DEPUTY DEFENSE SECRETARY CARTER ATTENDS MUNICH SECURITY CONFERENCE

U.S. Deputy Defense Secretary Ashton B. Carter walks with U.S. Ambassador to Germany Philip D. Murphy as they prepare to meet with German Defense Minister Karl Ernst Thomas de Maizière during the 49th Munich Security Conference in Munich, Feb. 2, 2013. DOD photo by Glenn Fawcett
 
FROM: U.S. DEPARTMENT OF DEFENSE
In Munich, Carter Details Sequestration's Reckless Reality
By Cheryl Pellerin
American Forces Press Service

Munich, Feb. 2, 2013 - Before one of the world's largest gatherings of foreign and defense ministers, Deputy Defense Secretary Ashton B. Carter took time to detail the grim consequences a second round of severe and potentially imminent budget cuts could have on the Defense Department.

Carter spoke as part of an expert panel that took the stage here late in the afternoon on day two of the Munich Security Conference, also called the Wehrkunde Conference on Security Policy.

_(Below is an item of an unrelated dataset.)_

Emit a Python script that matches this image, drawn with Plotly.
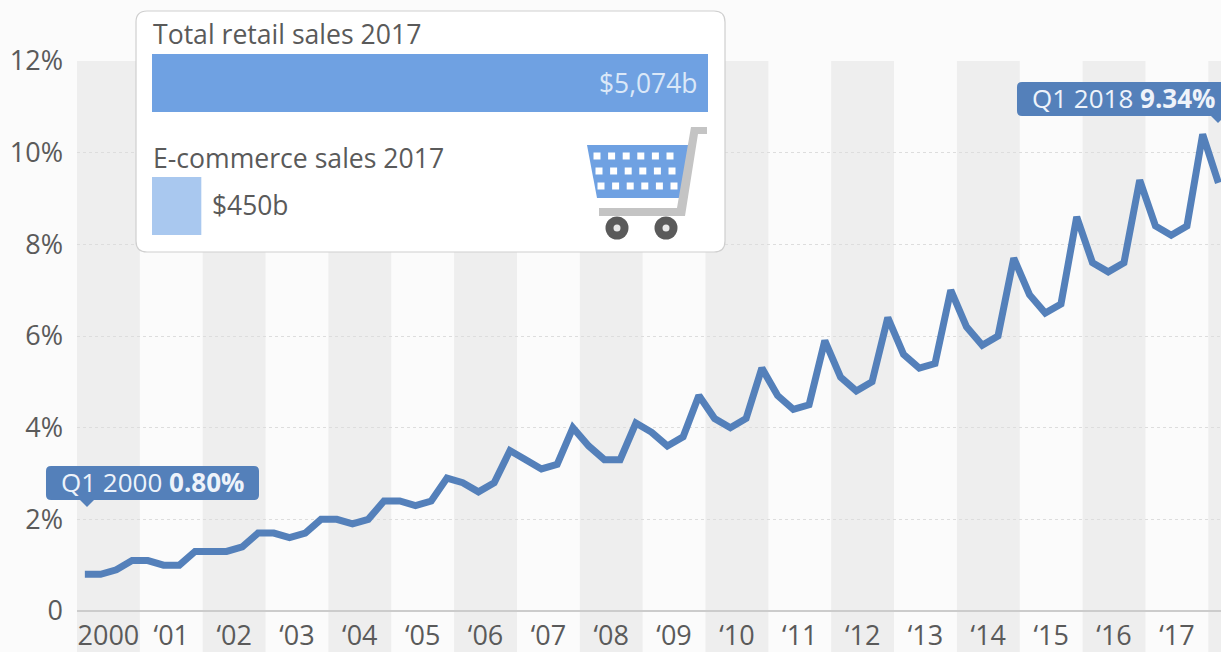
import plotly.graph_objects as go

W, H = 1221, 652

years = list(range(2000, 2019))
year_labels = ["2000", "‘01", "‘02", "‘03", "‘04", "‘05", "‘06", "‘07", "‘08", "‘09",
               "‘10", "‘11", "‘12", "‘13", "‘14", "‘15", "‘16", "‘17"]
share = [
    0.8, 0.8, 0.9, 1.1,
    1.1, 1.0, 1.0, 1.3,
    1.3, 1.3, 1.4, 1.7,
    1.7, 1.6, 1.7, 2.0,
    2.0, 1.9, 2.0, 2.4,
    2.4, 2.3, 2.4, 2.9,
    2.8, 2.6, 2.8, 3.5,
    3.3, 3.1, 3.2, 4.0,
    3.6, 3.3, 3.3, 4.1,
    3.9, 3.6, 3.8, 4.7,
    4.2, 4.0, 4.2, 5.3,
    4.7, 4.4, 4.5, 5.9,
    5.1, 4.8, 5.0, 6.4,
    5.6, 5.3, 5.4, 7.0,
    6.2, 5.8, 6.0, 7.7,
    6.9, 6.5, 6.7, 8.6,
    7.6, 7.4, 7.6, 9.4,
    8.4, 8.2, 8.4, 10.4,
    9.34,
]
y_ticks = [0, 2, 4, 6, 8, 10, 12]
y_labels = ["0", "2%", "4%", "6%", "8%", "10%", "12%"]
sales_names = ["Total retail sales 2017", "E-commerce sales 2017"]
sales_values = [5074, 450]

FONT = "Open Sans"
TEXT = "#5a5a5a"
LINE = "#5480ba"
BG = "#fbfbfb"
BAND = "#eeeeee"

quarter_x = [2000.125 + i * 0.2505 for i in range(len(share))]


def px(x):
    return x / W


def py(y):
    return 1 - y / H


def rounded(x0, y0, x1, y1, r, conv_x=px, conv_y=py):
    pts = [
        ("M", x0 + r, y0), ("L", x1 - r, y0), ("Q", x1, y0, x1, y0 + r),
        ("L", x1, y1 - r), ("Q", x1, y1, x1 - r, y1),
        ("L", x0 + r, y1), ("Q", x0, y1, x0, y1 - r),
        ("L", x0, y0 + r), ("Q", x0, y0, x0 + r, y0),
    ]
    out = []
    for p in pts:
        vals = p[1:]
        s = p[0]
        for k in range(0, len(vals), 2):
            s += f" {conv_x(vals[k]):.5f},{conv_y(vals[k + 1]):.5f}"
        out.append(s)
    return " ".join(out) + " Z"


def poly(points):
    return "M " + " L ".join(f"{px(a):.5f},{py(b):.5f}" for a, b in points) + " Z"


def circle(cx, cy, r):
    return dict(type="circle", xref="paper", yref="paper", x0=px(cx - r), x1=px(cx + r),
                y0=py(cy + r), y1=py(cy - r), line_width=0)


shapes = []
for i, yr in enumerate(years):
    if i % 2 == 0:
        shapes.append(dict(type="rect", xref="x", yref="paper", x0=yr, x1=yr + 1,
                           y0=0, y1=py(61), fillcolor=BAND, line_width=0, layer="below"))

# card, drawn in the sales subplot's own units so that the bars can sit on it
BAR_PX = 556 / sales_values[0]
card_x = lambda p: (p - 152) / BAR_PX
card_y = lambda p: (206 - p) / 123
shapes.append(dict(type="path", xref="x2", yref="y2", layer="between",
                   path=rounded(136, 11, 725, 252, 11, card_x, card_y),
                   fillcolor="#ffffff", line=dict(color="#cfcfcf", width=1.2)))

# callouts
shapes.append(dict(type="path", xref="paper", yref="paper", fillcolor=LINE, line_width=0,
                   path=rounded(46, 466, 259, 500, 5)))
shapes.append(dict(type="path", xref="paper", yref="paper", fillcolor=LINE, line_width=0,
                   path=poly([(79, 499), (87, 507), (95, 499)])))
shapes.append(dict(type="path", xref="paper", yref="paper", fillcolor=LINE, line_width=0,
                   path=rounded(1017, 82, 1235, 116, 5)))
shapes.append(dict(type="path", xref="paper", yref="paper", fillcolor=LINE, line_width=0,
                   path=poly([(1210, 115), (1218, 123), (1226, 115)])))

# shopping cart
CART_BLUE = "#6fa1e2"
CART_GREY = "#c4c4c4"
shapes.append(dict(type="path", xref="paper", yref="paper", fillcolor=CART_BLUE, line_width=0,
                   path=poly([(587, 145), (693, 145), (685, 198), (597, 198)])))
for r, (yy, x_start) in enumerate([(156, 597), (171, 599), (186, 601)]):
    for c in range(6):
        xx = x_start + c * 14.6
        shapes.append(dict(type="rect", xref="paper", yref="paper",
                           x0=px(xx - 3.5), x1=px(xx + 3.5), y0=py(yy + 3.5), y1=py(yy - 3.5),
                           fillcolor="#ffffff", line_width=0))
shapes.append(dict(type="path", xref="paper", yref="paper", fillcolor=CART_GREY, line_width=0,
                   path=poly([(691, 127), (707, 127), (707, 134), (698, 134), (685, 216),
                              (599, 216), (599, 208), (677, 208)])))
for cx in (617, 666):
    shapes.append({**circle(cx, 228, 11.5), "fillcolor": "#5a5a5a"})
    shapes.append({**circle(cx, 228, 3.5), "fillcolor": "#e8e8e8"})


def ann(text, x, y, size, color=TEXT, anchor="left"):
    return dict(text=text, x=px(x), y=py(y), xref="paper", yref="paper", showarrow=False,
                xanchor=anchor, yanchor="middle", font=dict(family=FONT, size=size, color=color),
                borderpad=0, borderwidth=0)


annotations = [
    ann(sales_names[0], 153, 34, 26.6),
    ann(sales_names[1], 153, 158, 26.6),
    ann(f"${sales_values[0]:,}b", 697, 83, 26.4, "#dbe8f8", "right"),
    ann(f"${sales_values[1]:,}b", 212, 205, 26.4),
    ann(f"Q1 2000 <b>{share[0]:.2f}%</b>", 61, 482, 26, "#eef3fa"),
    ann(f"Q1 2018 <b>{share[-1]:.2f}%</b>", 1032, 98, 26, "#eef3fa"),
]

fig = go.Figure()
fig.add_trace(go.Scatter(x=quarter_x, y=share, mode="lines", xaxis="x", yaxis="y",
                         line=dict(color=LINE, width=7), hoverinfo="skip", showlegend=False))
fig.add_trace(go.Bar(x=sales_values, y=[1, 0], orientation="h", width=58 / 123, xaxis="x2", yaxis="y2",
                     marker=dict(color=["#6fa1e2", "#a9c8ef"], line_width=0),
                     hoverinfo="skip", showlegend=False))

fig.update_layout(
    template=None,
    width=W, height=H, autosize=False,
    margin=dict(l=0, r=0, t=0, b=0, pad=0),
    paper_bgcolor=BG, plot_bgcolor="rgba(0,0,0,0)",
    showlegend=False,
    shapes=shapes, annotations=annotations,
    font=dict(family=FONT, color=TEXT),
    xaxis=dict(domain=[px(77), 1], range=[2000, 2000 + (W - 77) / 62.85], automargin=False,
               tickmode="array", tickvals=[y + 0.5 for y in years[:-1]], ticktext=year_labels,
               ticks="", showgrid=False, zeroline=False, showline=False,
               tickfont=dict(family=FONT, size=27, color=TEXT), ticklabelstandoff=6, fixedrange=True),
    yaxis=dict(domain=[py(611), py(61)], range=[0, 12], automargin=False,
               tickmode="array", tickvals=y_ticks, ticktext=y_labels,
               ticks="", showline=False, zeroline=True, zerolinecolor="#cccccc", zerolinewidth=1.5,
               showgrid=True, gridcolor="#dddddd", griddash="dot", gridwidth=1,
               tickfont=dict(family=FONT, size=27, color=TEXT), ticklabelstandoff=13, fixedrange=True),
    xaxis2=dict(domain=[px(134), px(727)], range=[card_x(134), card_x(727)], anchor="y2",
                visible=False, fixedrange=True, automargin=False),
    yaxis2=dict(domain=[py(254), py(9)], range=[card_y(254), card_y(9)], anchor="x2",
                visible=False, fixedrange=True, automargin=False),
)

fig.write_html("out.html", config={"displayModeBar": False},
               post_script="document.body.style.margin='0';document.body.style.overflow='hidden';"
                           "document.body.style.background='#fbfbfb';")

Their topic was the future of European defense, and Carter was joined on the panel by Netherlands Defense Minister Jeanine-Antoinette Hennis-Plasschaert, Russian Federation Deputy Defense Minister Anatoly Antonov, European Union Commissioner for Internal Market and Services Michel Barnier, NATO Supreme Allied Commander for Transformation Gen. Jean-Paul Paloméros and others.

As the deputy secretary neared the end of his talk, he remarked on what has become nearly a routine occurrence at Munich security conferences -- a U.S. defense secretary urging allies to meet their agreed-on NATO benchmarks for defense spending.

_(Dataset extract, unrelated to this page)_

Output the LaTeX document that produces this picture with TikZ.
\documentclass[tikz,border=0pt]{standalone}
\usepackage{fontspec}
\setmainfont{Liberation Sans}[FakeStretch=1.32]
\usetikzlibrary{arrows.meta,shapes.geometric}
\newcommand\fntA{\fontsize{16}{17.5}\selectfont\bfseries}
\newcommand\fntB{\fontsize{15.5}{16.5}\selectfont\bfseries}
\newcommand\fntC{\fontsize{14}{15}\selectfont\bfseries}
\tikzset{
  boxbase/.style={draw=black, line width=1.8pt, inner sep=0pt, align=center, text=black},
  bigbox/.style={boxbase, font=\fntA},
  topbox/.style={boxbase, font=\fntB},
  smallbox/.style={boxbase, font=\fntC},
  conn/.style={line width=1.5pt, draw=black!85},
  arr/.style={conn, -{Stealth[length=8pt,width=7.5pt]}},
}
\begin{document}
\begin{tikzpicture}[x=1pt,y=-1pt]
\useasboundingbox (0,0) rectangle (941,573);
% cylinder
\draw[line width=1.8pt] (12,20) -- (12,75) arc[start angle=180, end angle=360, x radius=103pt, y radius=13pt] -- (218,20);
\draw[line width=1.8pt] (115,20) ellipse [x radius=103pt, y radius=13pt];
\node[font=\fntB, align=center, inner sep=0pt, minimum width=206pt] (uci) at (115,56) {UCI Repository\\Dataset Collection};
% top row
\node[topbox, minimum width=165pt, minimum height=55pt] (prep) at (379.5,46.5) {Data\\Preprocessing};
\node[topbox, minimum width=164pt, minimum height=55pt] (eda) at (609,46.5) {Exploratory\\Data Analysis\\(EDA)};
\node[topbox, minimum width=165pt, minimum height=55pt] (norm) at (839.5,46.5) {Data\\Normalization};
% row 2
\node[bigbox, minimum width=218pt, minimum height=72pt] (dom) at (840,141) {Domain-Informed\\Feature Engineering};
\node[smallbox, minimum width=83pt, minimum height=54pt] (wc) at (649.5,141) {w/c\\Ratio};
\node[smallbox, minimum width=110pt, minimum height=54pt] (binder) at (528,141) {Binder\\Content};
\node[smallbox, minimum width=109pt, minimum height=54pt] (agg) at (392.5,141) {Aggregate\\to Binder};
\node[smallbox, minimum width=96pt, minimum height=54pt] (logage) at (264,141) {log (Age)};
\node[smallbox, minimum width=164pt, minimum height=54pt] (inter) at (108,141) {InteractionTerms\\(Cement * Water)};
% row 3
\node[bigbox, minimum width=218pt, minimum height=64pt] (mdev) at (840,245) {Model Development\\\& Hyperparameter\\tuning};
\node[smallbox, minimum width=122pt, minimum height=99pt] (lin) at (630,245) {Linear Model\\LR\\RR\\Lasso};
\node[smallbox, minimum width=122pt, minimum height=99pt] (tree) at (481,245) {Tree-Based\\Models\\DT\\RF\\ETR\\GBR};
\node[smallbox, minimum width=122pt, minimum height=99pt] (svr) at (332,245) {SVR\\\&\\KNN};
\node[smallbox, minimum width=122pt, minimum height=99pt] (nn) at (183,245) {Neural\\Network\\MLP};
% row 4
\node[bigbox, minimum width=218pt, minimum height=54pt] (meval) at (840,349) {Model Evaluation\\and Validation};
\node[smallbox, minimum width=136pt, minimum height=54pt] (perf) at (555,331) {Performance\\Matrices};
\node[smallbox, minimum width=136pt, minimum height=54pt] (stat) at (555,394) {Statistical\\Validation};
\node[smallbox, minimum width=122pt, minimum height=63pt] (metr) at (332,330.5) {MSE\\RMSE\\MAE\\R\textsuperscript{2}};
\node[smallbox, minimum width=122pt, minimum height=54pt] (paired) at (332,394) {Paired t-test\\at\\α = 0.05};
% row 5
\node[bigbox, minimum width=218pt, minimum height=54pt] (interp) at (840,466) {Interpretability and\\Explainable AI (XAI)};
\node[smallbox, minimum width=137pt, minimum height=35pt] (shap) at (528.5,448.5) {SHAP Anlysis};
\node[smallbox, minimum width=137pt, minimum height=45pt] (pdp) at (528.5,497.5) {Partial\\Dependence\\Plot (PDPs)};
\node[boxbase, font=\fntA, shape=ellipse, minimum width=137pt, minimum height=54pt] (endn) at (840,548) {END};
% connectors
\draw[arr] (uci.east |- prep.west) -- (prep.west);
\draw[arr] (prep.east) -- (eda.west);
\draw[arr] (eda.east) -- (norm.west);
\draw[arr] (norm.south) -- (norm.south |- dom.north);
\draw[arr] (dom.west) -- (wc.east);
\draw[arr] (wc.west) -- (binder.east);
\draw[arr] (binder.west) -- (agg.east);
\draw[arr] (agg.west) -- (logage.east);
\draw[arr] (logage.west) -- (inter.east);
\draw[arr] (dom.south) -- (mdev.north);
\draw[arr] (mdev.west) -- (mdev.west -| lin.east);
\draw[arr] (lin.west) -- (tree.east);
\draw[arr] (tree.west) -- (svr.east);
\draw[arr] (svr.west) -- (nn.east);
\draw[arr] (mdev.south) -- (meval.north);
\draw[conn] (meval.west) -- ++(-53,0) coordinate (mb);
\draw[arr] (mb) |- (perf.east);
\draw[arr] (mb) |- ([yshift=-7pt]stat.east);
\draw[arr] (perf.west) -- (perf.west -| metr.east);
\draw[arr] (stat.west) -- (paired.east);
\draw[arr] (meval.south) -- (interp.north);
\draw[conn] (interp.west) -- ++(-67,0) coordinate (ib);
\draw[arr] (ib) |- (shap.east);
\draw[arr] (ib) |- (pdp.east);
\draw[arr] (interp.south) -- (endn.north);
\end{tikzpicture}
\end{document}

"At this point at Wehrkunde," Carter said, "it's traditional for the DOD leader of the U.S. delegation to emphasize, as [former Defense Secretary] Bob Gates did memorably a few years ago, the need for allies to provide the necessary resources for defense."

"'In the final analysis,'" the deputy secretary quoted Gates as saying, "'there's no substitute for nations providing resources necessary to have the capability they need when faced with security challenges.'"

This time at Wehrkunde, Carter told the audience, "I have to add my own country to this exhortation because we're facing the very real prospect of a huge and reckless additional cut in our defense budget."

The department absorbed a budget cut of $487 billion over 10 years beginning in fiscal year 2012, crafting as a result, and with input from every part of DOD and the services, a defense strategy for the 21st century that President Barack Obama and the Defense Department leadership launched in January 2012.

The looming March 1 threat of another half-trillion dollars slashed from military spending over 10 years will happen unless Congress manages to avoid the "huge and reckless cuts," he said, that sequestration would generate.

"What's tragic is that this is not a result of economic emergency or recession," the deputy secretary said. "It's not because defense cuts are the answer to the fiscal challenge -- do the math. It's not in reaction to a change to a more peaceful world. It's not due to a breakthrough in military technology or a new strategic insight. It's not because paths of revenue growth and entitlement spending have been explored and exhausted. It's purely collateral damage from political gridlock."

In response, as the Defense Department's chief management officer, Carter said he has directed "that we take some immediate steps ... to protect the department as best as it is possible to do in this eventuality."

One action will be to freeze the hiring of civilians, he said, adding, "And I'll just remind you that the Department of Defense hires between 1,000 and 2,000 people a week," 44 percent of them veterans.

He'll also reduce temporary-term employees and defer maintenance contracts, among many other actions.

Sequestration will affect every function in every state and every district, he said, producing economic inefficiency and needless waste.

"The result over time, in fact very quickly, would be a readiness crisis. And the effect over a longer period of time would be to threaten the [new defense] strategy itself," Carter said.

On the European side of the Atlantic, he added, "I know that, in myriad ways that are different for every country, something similar is happening -- a political dynamic that threatens spending."

That's why, in his Wehrkunde address today, Carter spoke to Europeans and Americans, he said, "about the level of investment they're willing to make to protect our great countries and the great unity and values represented by our countries."